I looked at your link.  The abstract says that B12 is degraded by microwaves, but it doesn't compare the loss with other forms of heating.  So, it doesn't really mean much.


----------



## Kaila (Oct 9, 2021)

The most important thing that the microwave does for me, is to heat (and reheat, and reheat......endlessly and easily) 
my heat pads for pain relief.
I gave up on the electric heating pads years ago, and don't miss those!  Had hot water ones, for some years, but they became too difficult and dangerous for me to fill and empty, etc.


----------



## Kaila (Oct 9, 2021)

Paco Dennis said:


> Thanks for the link. This has given us pause now...we will be researching this further. Apparently it destroys B12.
> 
> https://pubmed.ncbi.nlm.nih.gov/10554220/



Gosh, their article is about cooking _raw meats and dairy, _by microwave. I do _not_ use it for that! Is that a common use for them, by people here?

In addition, I am not feeling up to trying to figure out, if what they say in that article, relates or applies to the B12 in other foods, and whether that would also be diminished.
At this moment, I can't even remember which foods other than meats, contain significant B12, or if those are ones that would typically be microwaved.


----------



## fmdog44 (Oct 9, 2021)

I use mine for something nearly every day.


----------



## Giants fan1954 (Oct 9, 2021)

Rest in pieces


----------



## senior chef (Oct 9, 2021)

I never actually COOK anything in my microwave.
I use it to defrost stuff and to reheat certain things. (but never frozen left-over pizza slices)
Oh, yeah. I almost forgot. I sometimes pop popcorn it.

Paco Dennis: buy a new one. They certainly are cheap enough.


----------



## Aunt Bea (Oct 9, 2021)

Paco,

Before you buy a new microwave _*put out the word.*_

Use the various apps like free cycle, Nextdoor, Facebook, etc... to see if anyone has a clean used microwave that needs a good home.

I would be amazed if you don’t have five or six offers by breakfast.


----------



## IrisSenior (Oct 9, 2021)

I probably could live without the microwave but I do like it for reheating food and defrosting.


----------



## Nosy Bee-54 (Oct 9, 2021)

I use my microwave every single day without fail.

About two years ago, my Sharpe 1200 went on the blink in the morning. By late afternoon, I got a new one from Lowes. Just can't do without it.

I don't cook meats/fish in the microwave. Dinners are cooked on the stove top.

It's mainly for reheating, popcorn and my breakfast oatmeal.. Plus, I use it for making tea. Boil my water in the cup (3 1/2 mins.), then drop my tea bag in. Beautiful cup of tea every time.


----------



## Don M. (Oct 9, 2021)

Paco Dennis said:


> Could you make it without your microwave?

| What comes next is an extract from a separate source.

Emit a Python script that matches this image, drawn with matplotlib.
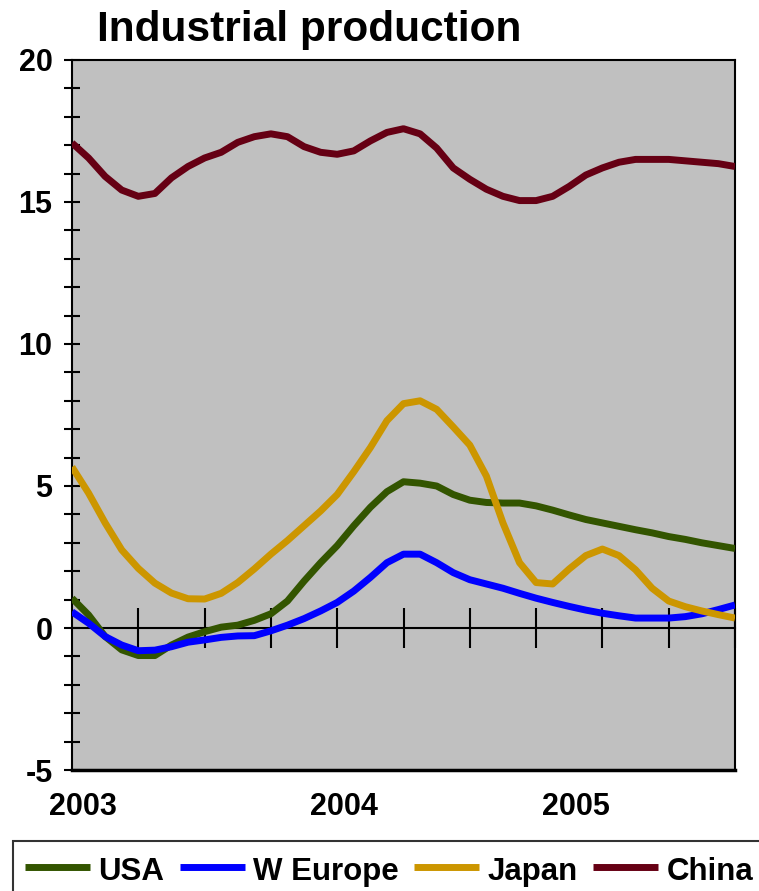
import matplotlib
matplotlib.use("Agg")
import matplotlib.pyplot as plt
import numpy as np
from matplotlib.ticker import MultipleLocator, FixedLocator, NullFormatter

plt.rcParams['font.family'] = ['Liberation Sans', 'DejaVu Sans']
plt.rcParams['font.weight'] = 'bold'
plt.rcParams['axes.unicode_minus'] = False

# ---- data (roughly semi-monthly observations, Jan 2003 - mid 2005) ----
usa = [1.05, 0.46, -0.3, -0.77, -0.97, -0.97, -0.6, -0.32, -0.13, 0.03,
       0.1, 0.27, 0.5, 0.95, 1.65, 2.3, 2.9, 3.6, 4.25, 4.8,
       5.15, 5.1, 5.0, 4.7, 4.5, 4.42, 4.4, 4.4, 4.3, 4.15,
       3.98, 3.82, 3.7, 3.58, 3.46, 3.35, 3.22, 3.12, 3.0, 2.9, 2.8]
w_europe = [0.57, 0.17, -0.3, -0.6, -0.8, -0.78, -0.66, -0.5, -0.42, -0.33,
            -0.28, -0.27, -0.1, 0.1, 0.33, 0.6, 0.9, 1.3, 1.78, 2.3,
            2.6, 2.6, 2.3, 1.95, 1.7, 1.55, 1.4, 1.22, 1.05, 0.9,
            0.76, 0.63, 0.52, 0.43, 0.35, 0.35, 0.35, 0.4, 0.5, 0.65, 0.81]
japan = [5.67, 4.75, 3.7, 2.75, 2.1, 1.58, 1.23, 1.03, 1.02, 1.22,
         1.6, 2.08, 2.6, 3.08, 3.6, 4.12, 4.7, 5.5, 6.35, 7.3,
         7.9, 8.0, 7.7, 7.08, 6.44, 5.35, 3.7, 2.3, 1.6, 1.55,
         2.08, 2.55, 2.78, 2.55, 2.05, 1.4, 0.95, 0.75, 0.6, 0.47, 0.35]
china = [17.08, 16.55, 15.9, 15.42, 15.2, 15.3, 15.85, 16.25, 16.55, 16.75,
         17.1, 17.3, 17.4, 17.3, 16.95, 16.75, 16.68, 16.8, 17.15, 17.45,
         17.58, 17.4, 16.9, 16.2, 15.8, 15.45, 15.2, 15.05, 15.05, 15.2,
         15.55, 15.95, 16.2, 16.4, 16.5, 16.5, 16.5, 16.45, 16.4, 16.35, 16.25]

series_names = ['USA', 'W Europe', 'Japan', 'China']
series_colors = ['#335500', '#0000ff', '#cc9600', '#660014']
year_labels = ['2003', '2004', '2005']
year_label_pos = [0.69, 16.41, 30.4]   # in observation-index units
y_major = [-5, 0, 5, 10, 15, 20]

x = np.arange(len(usa))

fig = plt.figure(figsize=(7.59, 8.91), dpi=100)
ax = fig.add_axes([72/759, 1-770/891, (735-72)/759, (770-60)/891])
ax.set_facecolor('#c0c0c0')

for vals, name, col in zip([usa, w_europe, japan, china], series_names, series_colors):
    ax.plot(x, vals, color=col, lw=5, label=name, solid_joinstyle='round',
            solid_capstyle='butt', zorder=3)

ax.set_xlim(0, len(usa) - 1)
ax.set_ylim(-5, 20)

for s in ['left', 'right', 'top']:
    ax.spines[s].set_color('black')
    ax.spines[s].set_linewidth(1.5)
ax.spines['bottom'].set_position(('data', 0))
ax.spines['bottom'].set_linewidth(1.5)
ax.spines['bottom'].set_zorder(2)
ax.axhline(-5, color='black', lw=2.5, clip_on=False, zorder=5)

ax.yaxis.set_major_locator(FixedLocator(y_major))
ax.yaxis.set_minor_locator(MultipleLocator(1))
ax.tick_params(axis='y', which='both', direction='inout', length=12, width=1.5,
               labelsize=22, pad=8)
ax.xaxis.set_major_locator(FixedLocator(list(range(4, len(usa), 4))))
ax.xaxis.set_major_formatter(NullFormatter())
ax.tick_params(axis='x', which='major', direction='inout', length=29, width=1.5)
ax.tick_params(axis='x', which='minor', length=0)

for lab in ax.get_yticklabels():
    lab.set_fontweight('bold')

for lab, pos in zip(year_labels, year_label_pos):
    ax.text(pos, -0.052, lab, transform=ax.get_xaxis_transform(), ha='center',
            va='center', fontsize=22, fontweight='bold', clip_on=False)

fig.text(97/759, 1-41/891, 'Industrial production', fontsize=30.5, fontweight='bold',
         ha='left', va='baseline')

leg = fig.legend(loc='upper left', bbox_to_anchor=(13/759, 1-841/891), ncol=4,
                 fontsize=22.5, frameon=True, fancybox=False, handlelength=2.08,
                 handleheight=1.28, handletextpad=0.26, columnspacing=0.5,
                 borderpad=0.38, borderaxespad=0)
leg.get_frame().set_edgecolor('black')
leg.get_frame().set_linewidth(1.5)
for t in leg.get_texts():
    t.set_fontweight('bold')

fig.savefig('out.png', dpi=100)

We use our microwave frequently.....to warm up a cup of coffee during the day, or heat up a quick snack for lunch, etc.  We bought a new one when we moved here, 19 years ago, and it lasted almost 15 years.  When it failed, we just made a quick stop at the local Walmart, and bought a new one....a good basic MW can usually be found for 50 to 75 dollars.  If this one lasts 15 years, that's good enough.


----------



## Ruth n Jersey (Oct 9, 2021)

I could live without a microwave but I use it for reheating almost everyday. 

The only things that I cook in my microwave are sauces and puddings. 
I wear the door off opening and closing  to stir these items as they cook but it beats cleaning the scorched mess in the bottom of a sauce pan because I tried to rush, or forgot to stir the sauces.

In a pinch, fish is pretty good cooked in butter also.


----------



## MickaC (Oct 9, 2021)

Yes, i've had microwaves for many years.
Cook veggies in it or use the airfryer.
Never cook raw meat in there, not very appetizing looking.
Warming up things sure saves time.
Melting chocolate.
To make this short, i will always have one.


----------



## hollydolly (Oct 10, 2021)

Yep I would really miss my Microwave if I didn't have it..

I use it all day long to reheat items especially tea,  .. ..although I only ever cook eggs and veggies , from raw

If I was only ever allowed to use it for one thing...it would be to heat up my pain pads when I need them


----------



## Alligatorob (Oct 10, 2021)

Paco Dennis said:


> Our microwave oven just died...​


"The Day the Microwave Died" wasn't that a Joan Baez song?  

Or maybe it was Dixie, guess microwave wouldn't have worked as well.


----------



## terry123 (Oct 10, 2021)

I use mine every day and would buy another one when it dies.  So easy to cook for one and not heat up that stove.  So easy to heat up Jimmy Dean breakfast cups and my Lean Cuisine entrees.  I heat my water for my one cup a day coffee and other things.  I use the stove for cooking large amounts of food for Holidays, etc.
Sometimes I will cook a pan of homemade bisquits (sic) or cornbread.


----------



## StarSong (Oct 10, 2021)

Wouldn't go more than a couple of days without a MW.  It's a very handy reheating tool and great for cooking/steaming fresh and frozen veggies.  Mine is inside a cabinet so it doesn't eat up counter space.  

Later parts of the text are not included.